### TASK INSTRUCTIONS
Pictures do not belong in the output. Reproduce exactly the lines from the start of the records through the line with "const yearColors = ['#9999FF', '#993366', '#FFFFCC', '#CCFFFF']".
— begin —
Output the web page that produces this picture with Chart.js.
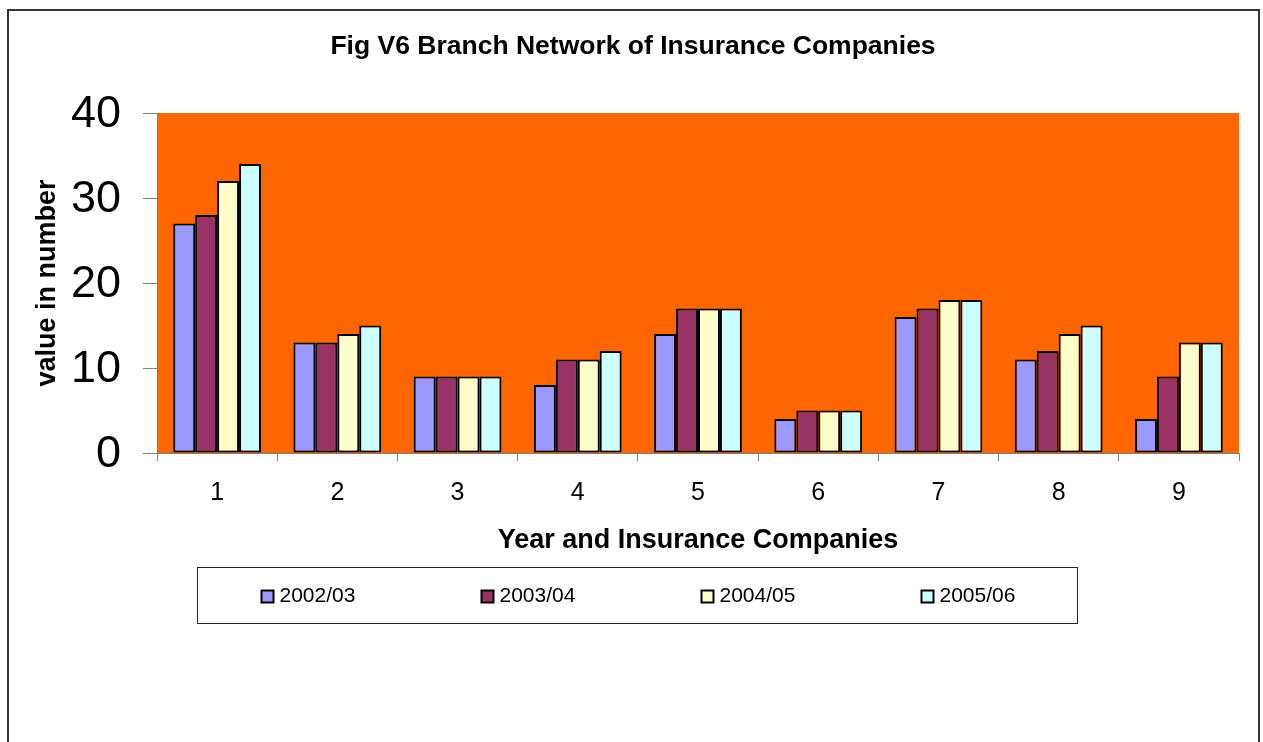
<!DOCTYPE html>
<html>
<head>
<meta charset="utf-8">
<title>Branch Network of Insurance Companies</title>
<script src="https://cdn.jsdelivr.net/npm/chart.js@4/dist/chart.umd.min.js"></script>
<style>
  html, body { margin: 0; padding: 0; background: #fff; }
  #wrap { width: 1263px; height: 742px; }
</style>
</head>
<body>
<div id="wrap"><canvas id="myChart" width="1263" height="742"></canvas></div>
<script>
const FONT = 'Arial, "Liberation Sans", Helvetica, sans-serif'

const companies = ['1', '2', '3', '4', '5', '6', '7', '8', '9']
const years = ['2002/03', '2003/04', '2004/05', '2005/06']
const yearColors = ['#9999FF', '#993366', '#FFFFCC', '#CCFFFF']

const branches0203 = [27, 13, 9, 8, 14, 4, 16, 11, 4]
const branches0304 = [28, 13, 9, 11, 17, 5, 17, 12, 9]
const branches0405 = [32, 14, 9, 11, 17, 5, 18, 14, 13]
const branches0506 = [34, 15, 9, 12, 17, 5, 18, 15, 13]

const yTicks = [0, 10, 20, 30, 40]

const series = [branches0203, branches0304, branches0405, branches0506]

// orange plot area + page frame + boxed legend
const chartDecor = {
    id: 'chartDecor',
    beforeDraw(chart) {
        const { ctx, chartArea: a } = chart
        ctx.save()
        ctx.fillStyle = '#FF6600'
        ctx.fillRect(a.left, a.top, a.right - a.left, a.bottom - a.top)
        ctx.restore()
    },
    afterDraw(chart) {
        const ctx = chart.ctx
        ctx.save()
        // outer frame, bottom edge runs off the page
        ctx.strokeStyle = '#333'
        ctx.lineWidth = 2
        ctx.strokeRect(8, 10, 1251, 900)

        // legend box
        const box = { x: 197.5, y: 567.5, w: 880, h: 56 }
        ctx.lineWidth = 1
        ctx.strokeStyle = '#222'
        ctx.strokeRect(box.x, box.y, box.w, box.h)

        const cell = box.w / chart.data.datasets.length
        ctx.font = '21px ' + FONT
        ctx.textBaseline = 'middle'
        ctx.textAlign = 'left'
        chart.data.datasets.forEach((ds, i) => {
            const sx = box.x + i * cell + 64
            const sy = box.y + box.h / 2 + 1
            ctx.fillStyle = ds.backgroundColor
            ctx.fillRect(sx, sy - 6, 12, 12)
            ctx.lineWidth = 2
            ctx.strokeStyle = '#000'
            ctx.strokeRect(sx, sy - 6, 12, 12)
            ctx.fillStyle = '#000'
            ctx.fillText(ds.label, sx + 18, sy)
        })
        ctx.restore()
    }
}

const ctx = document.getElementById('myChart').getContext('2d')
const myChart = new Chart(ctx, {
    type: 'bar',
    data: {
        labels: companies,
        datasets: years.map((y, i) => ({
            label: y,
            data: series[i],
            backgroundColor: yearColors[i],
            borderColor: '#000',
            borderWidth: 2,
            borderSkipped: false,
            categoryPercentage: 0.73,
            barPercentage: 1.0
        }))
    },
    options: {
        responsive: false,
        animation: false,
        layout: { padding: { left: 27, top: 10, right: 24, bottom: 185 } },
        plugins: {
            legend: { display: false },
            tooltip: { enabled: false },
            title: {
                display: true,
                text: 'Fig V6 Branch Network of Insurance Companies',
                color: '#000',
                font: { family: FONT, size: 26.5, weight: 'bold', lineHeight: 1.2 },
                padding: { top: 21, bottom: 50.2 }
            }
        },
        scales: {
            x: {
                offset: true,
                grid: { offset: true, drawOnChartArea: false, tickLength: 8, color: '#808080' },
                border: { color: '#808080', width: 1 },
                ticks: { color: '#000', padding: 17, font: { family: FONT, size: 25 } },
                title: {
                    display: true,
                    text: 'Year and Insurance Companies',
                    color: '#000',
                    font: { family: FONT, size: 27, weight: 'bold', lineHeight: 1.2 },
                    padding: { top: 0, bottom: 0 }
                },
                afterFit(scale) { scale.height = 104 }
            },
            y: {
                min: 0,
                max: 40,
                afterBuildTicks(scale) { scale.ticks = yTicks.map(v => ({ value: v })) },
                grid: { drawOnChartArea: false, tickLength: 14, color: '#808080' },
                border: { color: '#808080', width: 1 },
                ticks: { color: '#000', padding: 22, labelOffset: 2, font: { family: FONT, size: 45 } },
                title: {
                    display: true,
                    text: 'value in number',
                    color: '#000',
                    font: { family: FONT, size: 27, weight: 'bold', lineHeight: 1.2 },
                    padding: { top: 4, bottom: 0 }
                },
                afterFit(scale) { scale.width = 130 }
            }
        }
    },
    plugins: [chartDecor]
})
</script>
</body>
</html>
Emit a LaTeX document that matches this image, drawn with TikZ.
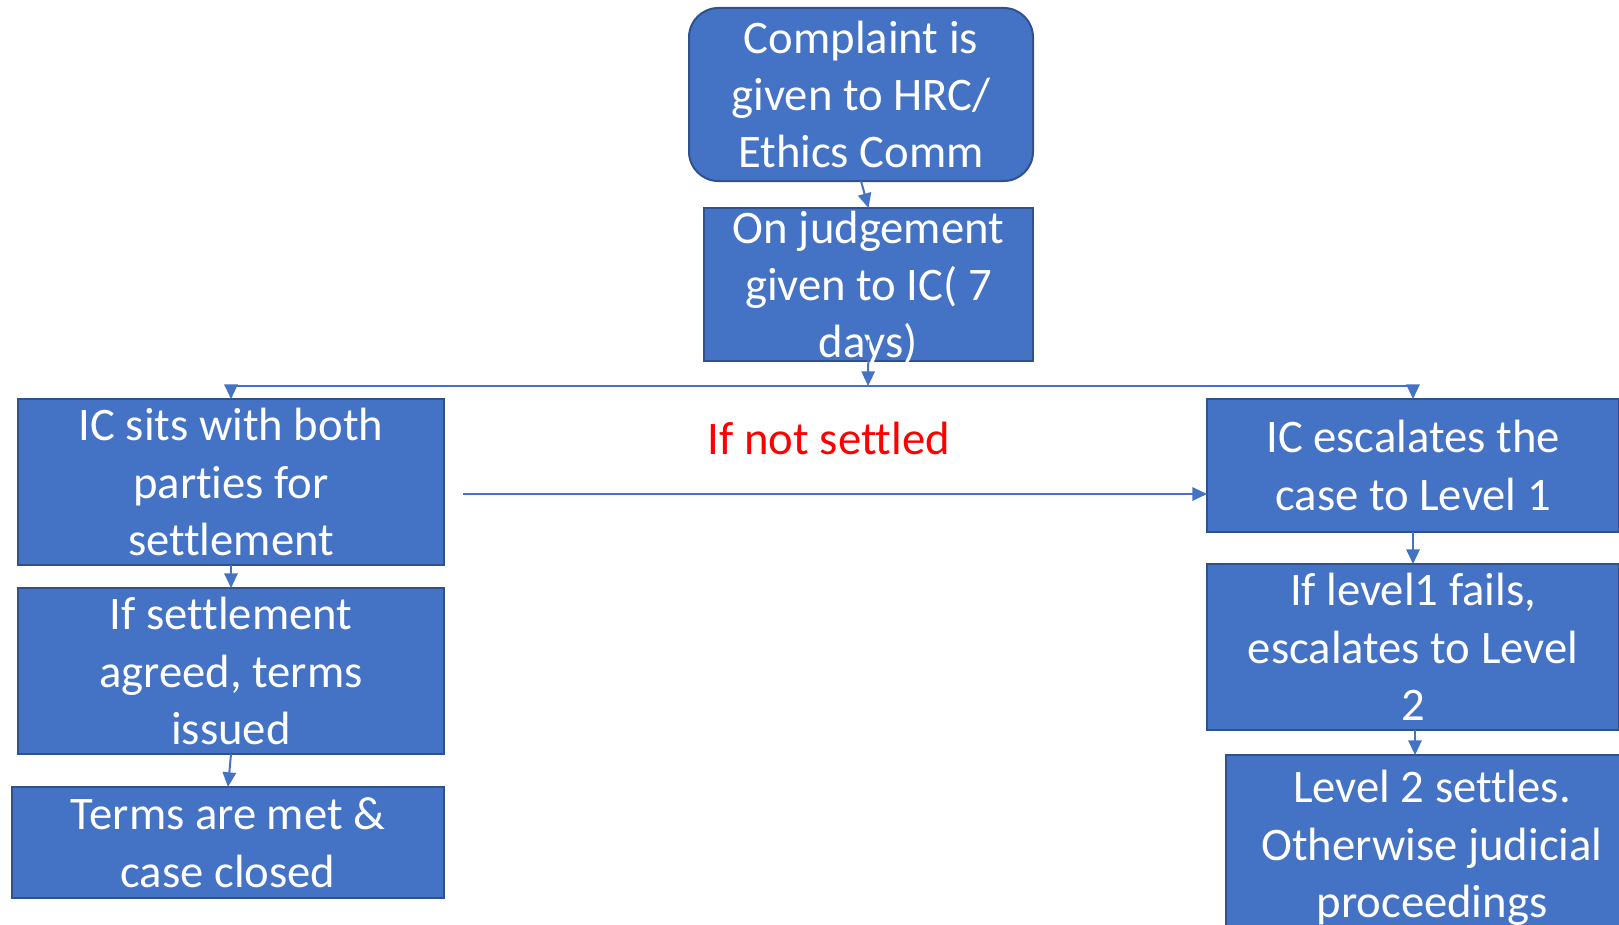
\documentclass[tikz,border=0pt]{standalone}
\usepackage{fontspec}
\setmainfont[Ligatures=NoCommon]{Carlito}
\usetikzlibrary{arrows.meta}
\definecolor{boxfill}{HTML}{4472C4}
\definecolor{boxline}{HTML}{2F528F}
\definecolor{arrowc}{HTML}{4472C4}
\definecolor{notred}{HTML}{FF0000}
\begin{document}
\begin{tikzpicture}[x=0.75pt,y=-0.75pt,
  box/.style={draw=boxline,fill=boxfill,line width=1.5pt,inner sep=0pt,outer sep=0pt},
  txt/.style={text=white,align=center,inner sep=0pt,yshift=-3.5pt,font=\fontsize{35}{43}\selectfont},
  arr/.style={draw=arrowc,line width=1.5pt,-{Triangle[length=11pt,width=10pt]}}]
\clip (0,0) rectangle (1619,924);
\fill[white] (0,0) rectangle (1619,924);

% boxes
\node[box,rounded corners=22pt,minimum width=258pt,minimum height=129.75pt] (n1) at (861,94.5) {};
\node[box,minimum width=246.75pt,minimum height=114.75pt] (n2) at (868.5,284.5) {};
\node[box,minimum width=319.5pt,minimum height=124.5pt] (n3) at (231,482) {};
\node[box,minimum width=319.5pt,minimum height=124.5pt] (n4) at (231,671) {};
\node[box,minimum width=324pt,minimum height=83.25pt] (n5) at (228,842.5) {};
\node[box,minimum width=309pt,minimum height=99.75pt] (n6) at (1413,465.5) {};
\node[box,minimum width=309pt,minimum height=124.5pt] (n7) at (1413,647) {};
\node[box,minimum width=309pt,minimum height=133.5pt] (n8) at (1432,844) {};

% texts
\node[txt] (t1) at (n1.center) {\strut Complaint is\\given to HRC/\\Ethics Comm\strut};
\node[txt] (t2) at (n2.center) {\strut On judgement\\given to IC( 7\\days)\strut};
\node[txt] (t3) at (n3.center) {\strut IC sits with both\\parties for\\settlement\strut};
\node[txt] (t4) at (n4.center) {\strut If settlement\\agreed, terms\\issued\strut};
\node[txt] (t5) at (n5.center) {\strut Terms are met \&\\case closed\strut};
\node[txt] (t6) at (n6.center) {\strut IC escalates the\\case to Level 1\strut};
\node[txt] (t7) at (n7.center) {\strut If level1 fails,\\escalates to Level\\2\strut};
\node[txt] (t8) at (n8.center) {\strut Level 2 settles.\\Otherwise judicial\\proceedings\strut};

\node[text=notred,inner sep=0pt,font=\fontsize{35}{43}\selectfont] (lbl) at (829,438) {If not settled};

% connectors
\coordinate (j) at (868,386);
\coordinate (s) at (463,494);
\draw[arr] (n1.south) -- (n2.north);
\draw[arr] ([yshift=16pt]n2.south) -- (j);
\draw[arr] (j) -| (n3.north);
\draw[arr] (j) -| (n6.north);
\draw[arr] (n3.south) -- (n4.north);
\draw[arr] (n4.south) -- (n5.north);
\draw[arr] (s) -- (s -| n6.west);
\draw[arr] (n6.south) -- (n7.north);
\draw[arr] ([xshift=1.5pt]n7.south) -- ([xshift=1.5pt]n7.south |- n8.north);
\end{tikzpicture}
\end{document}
— end —
### THE REPLY
Output the web page that produces this picture with Chart.js.
<!DOCTYPE html>
<html>
<head>
<meta charset="utf-8">
<title>Branch Network of Insurance Companies</title>
<script src="https://cdn.jsdelivr.net/npm/chart.js@4/dist/chart.umd.min.js"></script>
<style>
  html, body { margin: 0; padding: 0; background: #fff; }
  #wrap { width: 1263px; height: 742px; }
</style>
</head>
<body>
<div id="wrap"><canvas id="myChart" width="1263" height="742"></canvas></div>
<script>
const FONT = 'Arial, "Liberation Sans", Helvetica, sans-serif'

const companies = ['1', '2', '3', '4', '5', '6', '7', '8', '9']
const years = ['2002/03', '2003/04', '2004/05', '2005/06']
const yearColors = ['#9999FF', '#993366', '#FFFFCC', '#CCFFFF']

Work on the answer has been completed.